» **SET PROBLEM**
Every record that follows must be duplicated exactly, with images left out.
--- BEGIN DATASET EXTRACT ---
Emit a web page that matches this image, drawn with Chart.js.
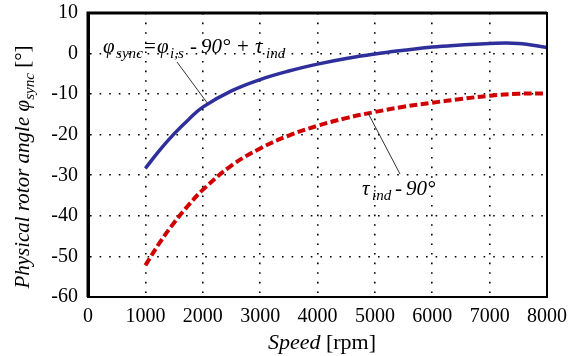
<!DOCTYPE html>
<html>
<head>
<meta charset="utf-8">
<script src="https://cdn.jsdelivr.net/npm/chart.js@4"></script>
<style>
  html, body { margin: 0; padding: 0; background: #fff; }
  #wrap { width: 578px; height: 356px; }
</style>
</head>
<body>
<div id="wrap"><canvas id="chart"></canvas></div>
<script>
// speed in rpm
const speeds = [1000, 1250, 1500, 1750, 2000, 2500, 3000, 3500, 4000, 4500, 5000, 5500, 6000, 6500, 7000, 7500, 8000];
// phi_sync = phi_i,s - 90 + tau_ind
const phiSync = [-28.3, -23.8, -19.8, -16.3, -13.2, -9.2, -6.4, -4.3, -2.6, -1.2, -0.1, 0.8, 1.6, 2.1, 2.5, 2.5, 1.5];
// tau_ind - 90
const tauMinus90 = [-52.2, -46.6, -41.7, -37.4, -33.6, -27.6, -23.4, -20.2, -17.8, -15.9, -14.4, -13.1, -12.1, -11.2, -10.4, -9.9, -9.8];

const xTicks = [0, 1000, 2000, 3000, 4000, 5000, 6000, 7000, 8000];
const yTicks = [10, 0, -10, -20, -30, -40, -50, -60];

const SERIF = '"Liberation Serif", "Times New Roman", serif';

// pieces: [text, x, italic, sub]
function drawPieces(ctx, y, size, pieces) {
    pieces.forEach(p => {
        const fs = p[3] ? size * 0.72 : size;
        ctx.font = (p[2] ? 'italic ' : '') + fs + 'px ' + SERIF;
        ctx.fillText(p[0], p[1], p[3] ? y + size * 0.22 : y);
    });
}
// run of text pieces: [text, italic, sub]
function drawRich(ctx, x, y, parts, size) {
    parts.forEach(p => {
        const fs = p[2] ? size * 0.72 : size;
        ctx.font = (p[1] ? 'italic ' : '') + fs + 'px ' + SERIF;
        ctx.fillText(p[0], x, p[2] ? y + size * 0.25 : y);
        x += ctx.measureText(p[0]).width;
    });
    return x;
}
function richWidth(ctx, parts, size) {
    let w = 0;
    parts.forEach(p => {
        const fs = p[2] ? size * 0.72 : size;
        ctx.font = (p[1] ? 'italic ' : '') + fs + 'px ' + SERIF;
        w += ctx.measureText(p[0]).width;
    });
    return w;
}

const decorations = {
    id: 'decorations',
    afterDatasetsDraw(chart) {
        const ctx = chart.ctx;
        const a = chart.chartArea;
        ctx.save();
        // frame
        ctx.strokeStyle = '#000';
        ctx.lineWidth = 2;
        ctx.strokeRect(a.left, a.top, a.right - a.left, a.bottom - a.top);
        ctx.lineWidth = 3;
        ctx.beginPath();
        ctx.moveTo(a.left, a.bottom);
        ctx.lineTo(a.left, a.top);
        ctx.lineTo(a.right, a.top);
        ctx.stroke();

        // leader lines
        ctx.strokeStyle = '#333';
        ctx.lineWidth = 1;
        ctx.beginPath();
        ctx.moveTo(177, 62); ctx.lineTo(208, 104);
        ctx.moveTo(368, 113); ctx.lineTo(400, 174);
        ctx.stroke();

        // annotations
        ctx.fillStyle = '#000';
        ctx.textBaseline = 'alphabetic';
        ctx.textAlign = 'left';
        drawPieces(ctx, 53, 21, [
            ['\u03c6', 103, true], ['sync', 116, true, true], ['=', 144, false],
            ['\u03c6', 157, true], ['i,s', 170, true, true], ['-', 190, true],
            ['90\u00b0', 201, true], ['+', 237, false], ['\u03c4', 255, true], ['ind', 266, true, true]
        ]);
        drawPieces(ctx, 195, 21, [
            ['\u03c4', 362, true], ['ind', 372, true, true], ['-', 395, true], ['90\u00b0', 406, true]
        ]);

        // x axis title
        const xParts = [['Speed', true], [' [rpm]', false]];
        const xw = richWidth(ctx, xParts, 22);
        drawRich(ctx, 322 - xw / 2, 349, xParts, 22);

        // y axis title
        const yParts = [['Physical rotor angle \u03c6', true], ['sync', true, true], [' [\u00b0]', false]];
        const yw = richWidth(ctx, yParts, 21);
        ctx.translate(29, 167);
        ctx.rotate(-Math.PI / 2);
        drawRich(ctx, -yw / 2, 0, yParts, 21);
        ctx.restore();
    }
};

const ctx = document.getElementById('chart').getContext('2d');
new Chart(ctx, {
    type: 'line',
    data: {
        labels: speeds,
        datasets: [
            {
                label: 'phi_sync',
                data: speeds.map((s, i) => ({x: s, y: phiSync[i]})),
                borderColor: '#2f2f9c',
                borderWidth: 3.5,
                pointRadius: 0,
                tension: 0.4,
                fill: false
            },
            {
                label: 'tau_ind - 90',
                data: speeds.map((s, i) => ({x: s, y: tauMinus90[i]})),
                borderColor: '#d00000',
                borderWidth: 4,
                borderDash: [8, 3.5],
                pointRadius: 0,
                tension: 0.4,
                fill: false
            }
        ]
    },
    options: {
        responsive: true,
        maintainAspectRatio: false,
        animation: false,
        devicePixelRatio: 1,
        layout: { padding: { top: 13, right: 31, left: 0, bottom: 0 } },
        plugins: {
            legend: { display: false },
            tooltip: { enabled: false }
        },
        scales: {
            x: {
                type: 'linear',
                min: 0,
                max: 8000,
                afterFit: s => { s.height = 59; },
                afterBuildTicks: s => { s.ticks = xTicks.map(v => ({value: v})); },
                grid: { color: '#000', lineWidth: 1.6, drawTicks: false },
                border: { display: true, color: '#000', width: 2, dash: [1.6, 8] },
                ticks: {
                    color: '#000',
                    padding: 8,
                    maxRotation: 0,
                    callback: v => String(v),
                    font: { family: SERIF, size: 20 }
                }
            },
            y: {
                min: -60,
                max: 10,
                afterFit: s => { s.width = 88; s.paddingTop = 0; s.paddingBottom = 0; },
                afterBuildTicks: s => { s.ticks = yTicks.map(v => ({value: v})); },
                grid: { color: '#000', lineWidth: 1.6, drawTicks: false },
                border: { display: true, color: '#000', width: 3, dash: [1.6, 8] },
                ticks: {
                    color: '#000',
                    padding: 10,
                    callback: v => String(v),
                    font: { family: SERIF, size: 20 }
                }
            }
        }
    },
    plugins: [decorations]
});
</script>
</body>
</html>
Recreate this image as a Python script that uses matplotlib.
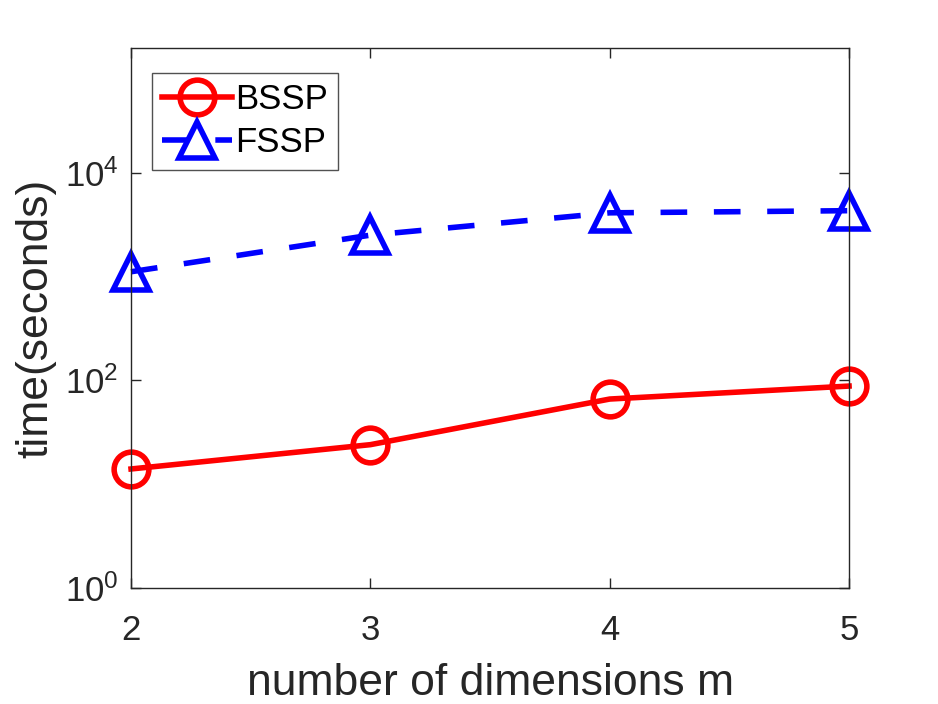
--- END DATASET EXTRACT ---
» **REPLY TO THE TASK**
Emit a web page that matches this image, drawn with Chart.js.
<!DOCTYPE html>
<html>
<head>
<meta charset="utf-8">
<script src="https://cdn.jsdelivr.net/npm/chart.js@4"></script>
<style>
  html, body { margin: 0; padding: 0; background: #fff; }
  #wrap { width: 578px; height: 356px; }
</style>
</head>
<body>
<div id="wrap"><canvas id="chart"></canvas></div>
<script>
// speed in rpm
const speeds = [1000, 1250, 1500, 1750, 2000, 2500, 3000, 3500, 4000, 4500, 5000, 5500, 6000, 6500, 7000, 7500, 8000];
// phi_sync = phi_i,s - 90 + tau_ind
const phiSync = [-28.3, -23.8, -19.8, -16.3, -13.2, -9.2, -6.4, -4.3, -2.6, -1.2, -0.1, 0.8, 1.6, 2.1, 2.5, 2.5, 1.5];
// tau_ind - 90
const tauMinus90 = [-52.2, -46.6, -41.7, -37.4, -33.6, -27.6, -23.4, -20.2, -17.8, -15.9, -14.4, -13.1, -12.1, -11.2, -10.4, -9.9, -9.8];

const xTicks = [0, 1000, 2000, 3000, 4000, 5000, 6000, 7000, 8000];
const yTicks = [10, 0, -10, -20, -30, -40, -50, -60];

const SERIF = '"Liberation Serif", "Times New Roman", serif';

// pieces: [text, x, italic, sub]
function drawPieces(ctx, y, size, pieces) {
    pieces.forEach(p => {
        const fs = p[3] ? size * 0.72 : size;
        ctx.font = (p[2] ? 'italic ' : '') + fs + 'px ' + SERIF;
        ctx.fillText(p[0], p[1], p[3] ? y + size * 0.22 : y);
    });
}
// run of text pieces: [text, italic, sub]
function drawRich(ctx, x, y, parts, size) {
    parts.forEach(p => {
        const fs = p[2] ? size * 0.72 : size;
        ctx.font = (p[1] ? 'italic ' : '') + fs + 'px ' + SERIF;
        ctx.fillText(p[0], x, p[2] ? y + size * 0.25 : y);
        x += ctx.measureText(p[0]).width;
    });
    return x;
}
function richWidth(ctx, parts, size) {
    let w = 0;
    parts.forEach(p => {
        const fs = p[2] ? size * 0.72 : size;
        ctx.font = (p[1] ? 'italic ' : '') + fs + 'px ' + SERIF;
        w += ctx.measureText(p[0]).width;
    });
    return w;
}

const decorations = {
    id: 'decorations',
    afterDatasetsDraw(chart) {
        const ctx = chart.ctx;
        const a = chart.chartArea;
        ctx.save();
        // frame
        ctx.strokeStyle = '#000';
        ctx.lineWidth = 2;
        ctx.strokeRect(a.left, a.top, a.right - a.left, a.bottom - a.top);
        ctx.lineWidth = 3;
        ctx.beginPath();
        ctx.moveTo(a.left, a.bottom);
        ctx.lineTo(a.left, a.top);
        ctx.lineTo(a.right, a.top);
        ctx.stroke();

        // leader lines
        ctx.strokeStyle = '#333';
        ctx.lineWidth = 1;
        ctx.beginPath();
        ctx.moveTo(177, 62); ctx.lineTo(208, 104);
        ctx.moveTo(368, 113); ctx.lineTo(400, 174);
        ctx.stroke();

        // annotations
        ctx.fillStyle = '#000';
        ctx.textBaseline = 'alphabetic';
        ctx.textAlign = 'left';
        drawPieces(ctx, 53, 21, [
            ['\u03c6', 103, true], ['sync', 116, true, true], ['=', 144, false],
            ['\u03c6', 157, true], ['i,s', 170, true, true], ['-', 190, true],
            ['90\u00b0', 201, true], ['+', 237, false], ['\u03c4', 255, true], ['ind', 266, true, true]
        ]);
        drawPieces(ctx, 195, 21, [
            ['\u03c4', 362, true], ['ind', 372, true, true], ['-', 395, true], ['90\u00b0', 406, true]
        ]);

        // x axis title
        const xParts = [['Speed', true], [' [rpm]', false]];
        const xw = richWidth(ctx, xParts, 22);
        drawRich(ctx, 322 - xw / 2, 349, xParts, 22);

        // y axis title
        const yParts = [['Physical rotor angle \u03c6', true], ['sync', true, true], [' [\u00b0]', false]];
        const yw = richWidth(ctx, yParts, 21);
        ctx.translate(29, 167);
        ctx.rotate(-Math.PI / 2);
        drawRich(ctx, -yw / 2, 0, yParts, 21);
        ctx.restore();
    }
};

const ctx = document.getElementById('chart').getContext('2d');
new Chart(ctx, {
    type: 'line',
    data: {
        labels: speeds,
        datasets: [
            {
                label: 'phi_sync',
                data: speeds.map((s, i) => ({x: s, y: phiSync[i]})),
                borderColor: '#2f2f9c',
                borderWidth: 3.5,
                pointRadius: 0,
                tension: 0.4,
                fill: false
            },
            {
                label: 'tau_ind - 90',
                data: speeds.map((s, i) => ({x: s, y: tauMinus90[i]})),
                borderColor: '#d00000',
                borderWidth: 4,
                borderDash: [8, 3.5],
                pointRadius: 0,
                tension: 0.4,
                fill: false
            }
        ]
    },
    options: {
        responsive: true,
        maintainAspectRatio: false,
        animation: false,
        devicePixelRatio: 1,
        layout: { padding: { top: 13, right: 31, left: 0, bottom: 0 } },
        plugins: {
            legend: { display: false },
            tooltip: { enabled: false }
        },
        scales: {
            x: {
                type: 'linear',
                min: 0,
                max: 8000,
                afterFit: s => { s.height = 59; },
                afterBuildTicks: s => { s.ticks = xTicks.map(v => ({value: v})); },
                grid: { color: '#000', lineWidth: 1.6, drawTicks: false },
                border: { display: true, color: '#000', width: 2, dash: [1.6, 8] },
                ticks: {
                    color: '#000',
                    padding: 8,
                    maxRotation: 0,
                    callback: v => String(v),
                    font: { family: SERIF, size: 20 }
                }
            },
            y: {
                min: -60,
                max: 10,
                afterFit: s => { s.width = 88; s.paddingTop = 0; s.paddingBottom = 0; },
                afterBuildTicks: s => { s.ticks = yTicks.map(v => ({value: v})); },
                grid: { color: '#000', lineWidth: 1.6, drawTicks: false },
                border: { display: true, color: '#000', width: 3, dash: [1.6, 8] },
                ticks: {
                    color: '#000',
                    padding: 10,
                    callback: v => String(v),
                    font: { family: SERIF, size: 20 }
                }
            }
        }
    },
    plugins: [decorations]
});
</script>
</body>
</html>
Recreate this image as a Python script that uses matplotlib.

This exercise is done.